- [GIVEN INSTRUCTION]
Print the listing below exactly.

- [DATA PROVIDED]
>>>>>
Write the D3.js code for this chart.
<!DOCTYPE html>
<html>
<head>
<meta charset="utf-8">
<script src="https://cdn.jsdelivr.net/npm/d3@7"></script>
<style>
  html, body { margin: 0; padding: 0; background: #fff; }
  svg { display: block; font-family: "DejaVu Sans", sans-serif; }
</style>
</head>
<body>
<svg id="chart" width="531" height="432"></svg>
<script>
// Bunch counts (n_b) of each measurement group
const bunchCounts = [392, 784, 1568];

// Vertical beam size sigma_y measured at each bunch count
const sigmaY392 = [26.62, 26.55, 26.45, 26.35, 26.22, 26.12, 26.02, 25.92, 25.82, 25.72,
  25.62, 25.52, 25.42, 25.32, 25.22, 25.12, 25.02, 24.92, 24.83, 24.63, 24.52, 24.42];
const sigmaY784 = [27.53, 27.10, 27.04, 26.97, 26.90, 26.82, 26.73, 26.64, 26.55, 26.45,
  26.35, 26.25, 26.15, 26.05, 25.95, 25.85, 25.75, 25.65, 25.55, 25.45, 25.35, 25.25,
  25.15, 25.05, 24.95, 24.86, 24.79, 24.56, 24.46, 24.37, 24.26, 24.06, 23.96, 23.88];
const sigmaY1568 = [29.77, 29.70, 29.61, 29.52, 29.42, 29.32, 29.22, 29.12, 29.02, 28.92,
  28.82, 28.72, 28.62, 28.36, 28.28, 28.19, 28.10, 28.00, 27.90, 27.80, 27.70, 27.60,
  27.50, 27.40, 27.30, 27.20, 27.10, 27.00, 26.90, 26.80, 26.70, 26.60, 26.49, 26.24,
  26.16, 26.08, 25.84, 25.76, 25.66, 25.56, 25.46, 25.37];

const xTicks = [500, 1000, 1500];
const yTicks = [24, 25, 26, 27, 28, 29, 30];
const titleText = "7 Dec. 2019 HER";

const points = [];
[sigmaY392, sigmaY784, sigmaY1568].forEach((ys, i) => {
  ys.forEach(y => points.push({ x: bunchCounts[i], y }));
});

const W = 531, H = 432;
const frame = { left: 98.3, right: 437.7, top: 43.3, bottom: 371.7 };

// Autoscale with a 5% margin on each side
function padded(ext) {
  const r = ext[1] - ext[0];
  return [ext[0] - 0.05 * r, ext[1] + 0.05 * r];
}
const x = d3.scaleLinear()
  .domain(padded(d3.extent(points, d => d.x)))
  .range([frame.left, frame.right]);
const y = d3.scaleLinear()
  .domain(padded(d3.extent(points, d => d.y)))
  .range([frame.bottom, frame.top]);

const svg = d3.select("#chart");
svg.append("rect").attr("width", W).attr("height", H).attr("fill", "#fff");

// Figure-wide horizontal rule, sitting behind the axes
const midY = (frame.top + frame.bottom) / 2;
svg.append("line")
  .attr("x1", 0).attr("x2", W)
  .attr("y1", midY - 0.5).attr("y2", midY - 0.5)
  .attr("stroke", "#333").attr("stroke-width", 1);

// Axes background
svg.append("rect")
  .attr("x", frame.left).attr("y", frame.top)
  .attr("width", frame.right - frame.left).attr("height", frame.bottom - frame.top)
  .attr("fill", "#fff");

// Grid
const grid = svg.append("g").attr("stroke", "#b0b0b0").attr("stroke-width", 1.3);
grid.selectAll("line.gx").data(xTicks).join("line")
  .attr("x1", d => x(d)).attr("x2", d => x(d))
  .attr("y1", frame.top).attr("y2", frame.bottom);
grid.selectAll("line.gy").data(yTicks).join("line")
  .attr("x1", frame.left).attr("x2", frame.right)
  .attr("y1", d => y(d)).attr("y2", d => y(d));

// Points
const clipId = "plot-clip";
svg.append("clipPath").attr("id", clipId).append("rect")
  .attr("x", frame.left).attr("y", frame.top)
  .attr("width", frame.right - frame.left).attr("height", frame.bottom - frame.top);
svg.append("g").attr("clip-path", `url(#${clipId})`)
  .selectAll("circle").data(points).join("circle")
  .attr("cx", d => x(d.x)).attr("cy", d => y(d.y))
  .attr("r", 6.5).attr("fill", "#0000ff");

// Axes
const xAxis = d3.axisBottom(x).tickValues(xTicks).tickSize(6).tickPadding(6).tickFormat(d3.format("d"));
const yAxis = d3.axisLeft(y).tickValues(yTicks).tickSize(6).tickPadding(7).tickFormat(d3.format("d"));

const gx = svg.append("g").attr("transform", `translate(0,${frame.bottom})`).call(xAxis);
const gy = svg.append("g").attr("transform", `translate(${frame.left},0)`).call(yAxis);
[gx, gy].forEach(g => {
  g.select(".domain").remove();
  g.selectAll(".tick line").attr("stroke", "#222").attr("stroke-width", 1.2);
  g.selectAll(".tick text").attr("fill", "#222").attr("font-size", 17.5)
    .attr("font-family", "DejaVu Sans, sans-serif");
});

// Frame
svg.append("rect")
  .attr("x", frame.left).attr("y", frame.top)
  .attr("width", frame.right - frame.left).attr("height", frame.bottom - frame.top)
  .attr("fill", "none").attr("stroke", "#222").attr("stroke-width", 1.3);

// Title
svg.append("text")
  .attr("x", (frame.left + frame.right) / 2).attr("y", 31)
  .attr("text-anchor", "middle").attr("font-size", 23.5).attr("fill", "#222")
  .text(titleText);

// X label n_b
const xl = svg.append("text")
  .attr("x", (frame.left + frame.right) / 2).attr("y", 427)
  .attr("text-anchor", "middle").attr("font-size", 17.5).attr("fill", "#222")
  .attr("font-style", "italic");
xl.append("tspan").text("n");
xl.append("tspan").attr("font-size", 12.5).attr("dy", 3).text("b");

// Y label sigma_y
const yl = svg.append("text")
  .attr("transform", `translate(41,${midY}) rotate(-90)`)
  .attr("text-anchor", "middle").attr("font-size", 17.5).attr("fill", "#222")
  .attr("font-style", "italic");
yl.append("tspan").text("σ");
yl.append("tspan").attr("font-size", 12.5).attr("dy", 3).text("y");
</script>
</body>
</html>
<<<<<
- [COMPLETE RESPONSE]
Write the D3.js code for this chart.
<!DOCTYPE html>
<html>
<head>
<meta charset="utf-8">
<script src="https://cdn.jsdelivr.net/npm/d3@7"></script>
<style>
  html, body { margin: 0; padding: 0; background: #fff; }
  svg { display: block; font-family: "DejaVu Sans", sans-serif; }
</style>
</head>
<body>
<svg id="chart" width="531" height="432"></svg>
<script>
// Bunch counts (n_b) of each measurement group
const bunchCounts = [392, 784, 1568];

// Vertical beam size sigma_y measured at each bunch count
const sigmaY392 = [26.62, 26.55, 26.45, 26.35, 26.22, 26.12, 26.02, 25.92, 25.82, 25.72,
  25.62, 25.52, 25.42, 25.32, 25.22, 25.12, 25.02, 24.92, 24.83, 24.63, 24.52, 24.42];
const sigmaY784 = [27.53, 27.10, 27.04, 26.97, 26.90, 26.82, 26.73, 26.64, 26.55, 26.45,
  26.35, 26.25, 26.15, 26.05, 25.95, 25.85, 25.75, 25.65, 25.55, 25.45, 25.35, 25.25,
  25.15, 25.05, 24.95, 24.86, 24.79, 24.56, 24.46, 24.37, 24.26, 24.06, 23.96, 23.88];
const sigmaY1568 = [29.77, 29.70, 29.61, 29.52, 29.42, 29.32, 29.22, 29.12, 29.02, 28.92,
  28.82, 28.72, 28.62, 28.36, 28.28, 28.19, 28.10, 28.00, 27.90, 27.80, 27.70, 27.60,
  27.50, 27.40, 27.30, 27.20, 27.10, 27.00, 26.90, 26.80, 26.70, 26.60, 26.49, 26.24,
  26.16, 26.08, 25.84, 25.76, 25.66, 25.56, 25.46, 25.37];

const xTicks = [500, 1000, 1500];
const yTicks = [24, 25, 26, 27, 28, 29, 30];
const titleText = "7 Dec. 2019 HER";

const points = [];
[sigmaY392, sigmaY784, sigmaY1568].forEach((ys, i) => {
  ys.forEach(y => points.push({ x: bunchCounts[i], y }));
});

const W = 531, H = 432;
const frame = { left: 98.3, right: 437.7, top: 43.3, bottom: 371.7 };

// Autoscale with a 5% margin on each side
function padded(ext) {
  const r = ext[1] - ext[0];
  return [ext[0] - 0.05 * r, ext[1] + 0.05 * r];
}
const x = d3.scaleLinear()
  .domain(padded(d3.extent(points, d => d.x)))
  .range([frame.left, frame.right]);
const y = d3.scaleLinear()
  .domain(padded(d3.extent(points, d => d.y)))
  .range([frame.bottom, frame.top]);

const svg = d3.select("#chart");
svg.append("rect").attr("width", W).attr("height", H).attr("fill", "#fff");

// Figure-wide horizontal rule, sitting behind the axes
const midY = (frame.top + frame.bottom) / 2;
svg.append("line")
  .attr("x1", 0).attr("x2", W)
  .attr("y1", midY - 0.5).attr("y2", midY - 0.5)
  .attr("stroke", "#333").attr("stroke-width", 1);

// Axes background
svg.append("rect")
  .attr("x", frame.left).attr("y", frame.top)
  .attr("width", frame.right - frame.left).attr("height", frame.bottom - frame.top)
  .attr("fill", "#fff");

// Grid
const grid = svg.append("g").attr("stroke", "#b0b0b0").attr("stroke-width", 1.3);
grid.selectAll("line.gx").data(xTicks).join("line")
  .attr("x1", d => x(d)).attr("x2", d => x(d))
  .attr("y1", frame.top).attr("y2", frame.bottom);
grid.selectAll("line.gy").data(yTicks).join("line")
  .attr("x1", frame.left).attr("x2", frame.right)
  .attr("y1", d => y(d)).attr("y2", d => y(d));

// Points
const clipId = "plot-clip";
svg.append("clipPath").attr("id", clipId).append("rect")
  .attr("x", frame.left).attr("y", frame.top)
  .attr("width", frame.right - frame.left).attr("height", frame.bottom - frame.top);
svg.append("g").attr("clip-path", `url(#${clipId})`)
  .selectAll("circle").data(points).join("circle")
  .attr("cx", d => x(d.x)).attr("cy", d => y(d.y))
  .attr("r", 6.5).attr("fill", "#0000ff");

// Axes
const xAxis = d3.axisBottom(x).tickValues(xTicks).tickSize(6).tickPadding(6).tickFormat(d3.format("d"));
const yAxis = d3.axisLeft(y).tickValues(yTicks).tickSize(6).tickPadding(7).tickFormat(d3.format("d"));

const gx = svg.append("g").attr("transform", `translate(0,${frame.bottom})`).call(xAxis);
const gy = svg.append("g").attr("transform", `translate(${frame.left},0)`).call(yAxis);
[gx, gy].forEach(g => {
  g.select(".domain").remove();
  g.selectAll(".tick line").attr("stroke", "#222").attr("stroke-width", 1.2);
  g.selectAll(".tick text").attr("fill", "#222").attr("font-size", 17.5)
    .attr("font-family", "DejaVu Sans, sans-serif");
});

// Frame
svg.append("rect")
  .attr("x", frame.left).attr("y", frame.top)
  .attr("width", frame.right - frame.left).attr("height", frame.bottom - frame.top)
  .attr("fill", "none").attr("stroke", "#222").attr("stroke-width", 1.3);

// Title
svg.append("text")
  .attr("x", (frame.left + frame.right) / 2).attr("y", 31)
  .attr("text-anchor", "middle").attr("font-size", 23.5).attr("fill", "#222")
  .text(titleText);

// X label n_b
const xl = svg.append("text")
  .attr("x", (frame.left + frame.right) / 2).attr("y", 427)
  .attr("text-anchor", "middle").attr("font-size", 17.5).attr("fill", "#222")
  .attr("font-style", "italic");
xl.append("tspan").text("n");
xl.append("tspan").attr("font-size", 12.5).attr("dy", 3).text("b");

// Y label sigma_y
const yl = svg.append("text")
  .attr("transform", `translate(41,${midY}) rotate(-90)`)
  .attr("text-anchor", "middle").attr("font-size", 17.5).attr("fill", "#222")
  .attr("font-style", "italic");
yl.append("tspan").text("σ");
yl.append("tspan").attr("font-size", 12.5).attr("dy", 3).text("y");
</script>
</body>
</html>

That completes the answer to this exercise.